Le président russe, Vladimir Poutine, le 21 janvier 2016. | SERGEI ILNITSKY / AP

Deux anciens agents du Service fédéral de sécurité de la Fédération de Russie (FSB) et un employé de la société russe Kaspersky Lab, spécialisée dans la sécurité informatique, ont été arrêtés et inculpés de trahison pour le compte des Etats-Unis, rapporte mercredi 1er février l’agence de presse Interfax, citant un de leurs avocats.

Au Kremlin, le porte-parole de Vladimir Poutine a annoncé que le président était au courant de ces informations. Mais Dmitri Peskov ne les a ni confirmées ni infirmées. L’avocat cité par Interfax a précisé que les deux agents du FSB, qu’il a identifiés sous les noms de Sergueï Mikhaïlov et Dmitri Dokoutchaïev, étaient des spécialistes de la cybersécurité au sein du FSB.

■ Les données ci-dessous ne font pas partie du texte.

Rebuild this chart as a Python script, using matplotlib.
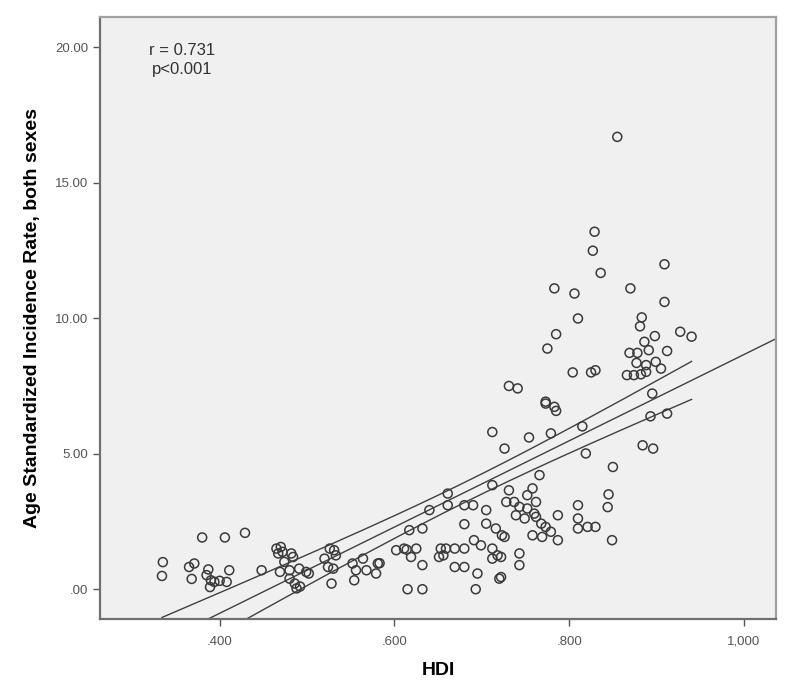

Depuis plusieurs semaines, plusieurs articles dans la presse russe avaient évoqué l’arrestation de deux agents du FSB, détaillant notamment la spectaculaire interpellation de M. Mikhaïlov, qui aurait eu lieu durant une réunion de la direction du FSB – il y avait été encagoulé et sorti de force de la salle, et d’importantes sommes en liquide auraient été découvertes lors d’une perquisition de sa résidence secondaire, selon un média proche du Kremlin. M. Kokoutchaïev est quant à lui un ancien hackeur connu sous le pseudonyme de Forb, rapporte la presse russe, qui serait entré au FSB pour échapper à une peine de prison. On ignore si les deux hommes sont accusés d’avoir été des agents doubles, ou d’avoir transmis des informations à un tiers qui les auraient ensuite transmises à la CIA.

Un haut responsable de Kaspersky emprisonné

Le troisième homme interpellé, Ruslan Stoyanov, est le responsable des enquêtes chez Kaspersksy Lab. Son arrestation avait été confirmée la semaine dernière par l’entreprise, qui affirme qu’il est détenu à Moscou et que son arrestation n’est pas liée au travail qu’il effectuait pour Kaspersky. Selon Interfax, quatre personnes ont été arrêtées dans ce dossier, et huit autres pourraient être entendues comme témoins.

Les trois principales agences de renseignement américaines avaient publié au début de janvier un rapport accusant directement Moscou d’avoir commandité et exécuté plusieurs piratages d’ampleur, dont celui des courriels du Comité national démocrate, durant la campagne électorale. Le rapport, dont seule une version expurgée a été rendue publique, ne comportait aucun élément de preuve technique tangible, mais le haut niveau de confiance affiché notamment par la CIA laissait entendre, selon plusieurs experts, que l’agence américaine avait pu corroborer ses affirmations par le biais de sources humaines russes.

La piste d’un règlement de comptes

Mais la série d’arrestations – auxquelles s’ajoute celle d’Evgueni Nikulin, un hackeur présumé interpellé à Prague et qui fait l’objet de deux mandats d’extradition, l’un émis par Washington et l’autre par Moscou – pourrait également ne pas être directement liée au dossier des piratages électoraux américains. Selon le Guardian, qui cite plusieurs experts de la politique russe, ces arrestations pourraient aussi être liées au groupe Shaltai-Boltai, un collectif d’hackeurs qui a fait fuiter par le passé des courriels de cadres du FSB. Vladimir Anikeev, réputé être l’un des dirigeants du groupe, a lui aussi été arrêté au cours des dernières semaines.

En Russie, où les médias sont étroitement contrôlés, l’abondance de détails publiés ces derniers jours sur la série d’arrestations laisse supposer qu’il pourrait aussi s’agir d’une purge interne, ou du résultat d’une guerre des clans au sein du FSB. De même, il est impossible d’exclure que Shaltai-Boltai ait pu transmettre des informations à la CIA, mais rien à ce stade ne permet de l’affirmer.